I’ve been wrestling with AI fraud detection for influencer campaigns, and one problem kept biting us: our anomaly-detection model worked well for English-language accounts, but it was way off for Russian creators. The model was treating perfectly normal Russian engagement patterns as suspicious, and missing real fraud because it didn’t understand regional context.
The breakthrough came when I realized the problem wasn’t with the AI—it was with what we were training it on. Our training data was overwhelmingly English-language accounts from US platforms. We were asking the model to learn patterns from one ecosystem and apply them everywhere. Of course it failed.

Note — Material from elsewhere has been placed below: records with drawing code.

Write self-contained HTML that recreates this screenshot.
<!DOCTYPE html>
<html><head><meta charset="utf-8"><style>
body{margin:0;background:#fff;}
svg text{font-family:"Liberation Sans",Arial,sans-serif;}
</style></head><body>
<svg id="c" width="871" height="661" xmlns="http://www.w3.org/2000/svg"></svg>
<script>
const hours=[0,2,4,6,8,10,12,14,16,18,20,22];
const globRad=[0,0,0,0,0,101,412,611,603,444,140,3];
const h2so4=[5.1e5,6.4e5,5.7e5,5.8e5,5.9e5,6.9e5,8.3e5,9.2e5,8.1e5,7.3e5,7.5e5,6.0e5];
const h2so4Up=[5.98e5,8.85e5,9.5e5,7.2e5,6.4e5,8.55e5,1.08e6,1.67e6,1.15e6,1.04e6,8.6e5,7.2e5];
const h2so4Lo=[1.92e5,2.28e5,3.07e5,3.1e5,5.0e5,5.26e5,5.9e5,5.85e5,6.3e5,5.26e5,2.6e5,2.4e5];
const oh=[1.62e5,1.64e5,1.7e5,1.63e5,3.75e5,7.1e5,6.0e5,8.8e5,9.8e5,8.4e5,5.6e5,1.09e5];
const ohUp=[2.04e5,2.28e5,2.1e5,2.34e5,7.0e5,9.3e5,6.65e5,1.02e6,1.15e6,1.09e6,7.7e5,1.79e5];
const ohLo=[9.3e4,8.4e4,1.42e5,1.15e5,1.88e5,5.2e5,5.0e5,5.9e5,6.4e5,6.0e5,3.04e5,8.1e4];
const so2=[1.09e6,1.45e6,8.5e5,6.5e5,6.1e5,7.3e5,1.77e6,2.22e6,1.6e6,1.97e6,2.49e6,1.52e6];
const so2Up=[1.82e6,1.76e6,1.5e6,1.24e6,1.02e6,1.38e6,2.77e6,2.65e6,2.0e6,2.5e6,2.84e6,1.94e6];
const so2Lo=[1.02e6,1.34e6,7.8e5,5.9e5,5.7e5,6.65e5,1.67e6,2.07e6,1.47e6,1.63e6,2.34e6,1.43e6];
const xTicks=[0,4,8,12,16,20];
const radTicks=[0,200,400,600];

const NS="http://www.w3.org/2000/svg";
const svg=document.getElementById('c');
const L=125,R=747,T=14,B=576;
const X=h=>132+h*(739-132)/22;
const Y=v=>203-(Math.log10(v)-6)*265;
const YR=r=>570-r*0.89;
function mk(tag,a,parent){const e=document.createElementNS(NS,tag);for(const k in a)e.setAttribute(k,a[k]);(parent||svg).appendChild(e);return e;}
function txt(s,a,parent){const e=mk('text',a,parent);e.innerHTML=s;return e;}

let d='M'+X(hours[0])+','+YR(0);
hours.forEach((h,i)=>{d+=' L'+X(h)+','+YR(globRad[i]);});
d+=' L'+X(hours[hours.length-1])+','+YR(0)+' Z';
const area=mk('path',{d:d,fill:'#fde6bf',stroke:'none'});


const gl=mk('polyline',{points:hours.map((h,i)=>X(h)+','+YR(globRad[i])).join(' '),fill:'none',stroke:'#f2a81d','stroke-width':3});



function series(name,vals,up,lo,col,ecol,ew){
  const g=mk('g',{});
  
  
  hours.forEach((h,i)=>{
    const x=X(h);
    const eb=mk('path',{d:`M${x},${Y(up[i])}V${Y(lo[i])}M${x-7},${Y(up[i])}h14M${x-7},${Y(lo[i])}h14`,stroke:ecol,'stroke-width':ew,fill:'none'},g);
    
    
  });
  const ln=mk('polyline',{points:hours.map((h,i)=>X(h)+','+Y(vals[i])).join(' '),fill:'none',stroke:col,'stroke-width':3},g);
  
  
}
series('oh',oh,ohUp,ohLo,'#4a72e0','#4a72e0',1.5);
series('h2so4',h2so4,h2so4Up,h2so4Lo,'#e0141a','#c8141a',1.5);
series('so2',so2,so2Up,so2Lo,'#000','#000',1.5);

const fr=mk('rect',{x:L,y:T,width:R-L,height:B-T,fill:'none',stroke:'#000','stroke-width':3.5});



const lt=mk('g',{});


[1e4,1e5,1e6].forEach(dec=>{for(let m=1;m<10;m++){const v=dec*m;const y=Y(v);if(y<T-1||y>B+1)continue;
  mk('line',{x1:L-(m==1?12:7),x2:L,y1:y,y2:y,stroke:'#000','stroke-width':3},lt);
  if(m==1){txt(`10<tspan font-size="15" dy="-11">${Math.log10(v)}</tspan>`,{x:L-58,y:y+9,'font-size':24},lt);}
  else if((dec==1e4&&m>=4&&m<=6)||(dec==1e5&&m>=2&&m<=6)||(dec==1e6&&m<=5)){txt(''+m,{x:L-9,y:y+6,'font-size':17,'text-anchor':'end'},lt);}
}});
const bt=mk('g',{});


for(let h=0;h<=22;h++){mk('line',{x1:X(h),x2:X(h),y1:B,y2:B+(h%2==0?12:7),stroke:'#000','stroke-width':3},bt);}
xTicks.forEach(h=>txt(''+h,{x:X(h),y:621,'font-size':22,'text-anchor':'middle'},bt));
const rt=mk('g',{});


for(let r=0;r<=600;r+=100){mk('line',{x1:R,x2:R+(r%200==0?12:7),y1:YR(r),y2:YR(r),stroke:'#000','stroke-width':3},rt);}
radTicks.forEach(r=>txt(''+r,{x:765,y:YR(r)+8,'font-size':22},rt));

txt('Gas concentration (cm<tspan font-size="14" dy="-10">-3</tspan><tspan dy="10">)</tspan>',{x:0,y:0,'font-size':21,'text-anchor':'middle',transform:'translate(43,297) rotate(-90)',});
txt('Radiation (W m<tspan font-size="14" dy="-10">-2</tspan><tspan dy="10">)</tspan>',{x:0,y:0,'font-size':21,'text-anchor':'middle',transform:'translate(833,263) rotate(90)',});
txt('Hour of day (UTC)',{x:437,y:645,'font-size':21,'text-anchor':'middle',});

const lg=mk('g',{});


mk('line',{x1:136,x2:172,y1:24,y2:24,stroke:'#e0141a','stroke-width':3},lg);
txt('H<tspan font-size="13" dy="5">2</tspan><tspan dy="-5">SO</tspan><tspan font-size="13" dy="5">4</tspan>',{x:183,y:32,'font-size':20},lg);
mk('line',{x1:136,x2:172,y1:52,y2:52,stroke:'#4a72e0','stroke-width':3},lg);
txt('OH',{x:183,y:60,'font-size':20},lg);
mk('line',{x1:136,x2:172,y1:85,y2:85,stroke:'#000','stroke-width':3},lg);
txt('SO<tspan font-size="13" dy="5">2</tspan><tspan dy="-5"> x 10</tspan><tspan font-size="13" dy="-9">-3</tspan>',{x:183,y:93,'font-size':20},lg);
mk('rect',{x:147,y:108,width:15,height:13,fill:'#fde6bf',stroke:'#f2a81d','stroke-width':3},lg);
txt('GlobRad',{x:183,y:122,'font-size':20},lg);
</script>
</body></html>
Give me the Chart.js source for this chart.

So I started building a bilingual training dataset. I pulled real engagement data from both US and Russian creators (anonymized, consent from platforms, the whole process), categorized outcomes as “authentic,” “suspicious,” and “confirmed fraud,” and retrained the model.
What changed immediately: the model stopped over-flagging Russian creators. It learned that Russian comment sections tend to have higher concentration of comments from a smaller pool of engaged followers—that’s normal there, not necessarily bot behavior. It learned regional patterns for posting times, engagement timing, and audience language diversity.
But here’s where it got interesting: the model also started catching fraud patterns it had completely missed before. Once it understood the language and regional context, it could identify coordinated inauthentic behavior with much higher accuracy because it knew what authentic-but-unusual looked like versus actually-fake.
I’m not replacing human judgment—the model flags potential fraud, regional experts review it, and we make final calls. But the quality of flags has jumped dramatically.
The hard part: getting good, representative training data. I had to work with local creators, agencies, and platform contacts to collect real examples of fraud in each market. That took time and trust-building.
Have you tried retraining fraud-detection models specifically for your markets, or are you mostly relying on pre-built tools that might be optimized for English-language accounts?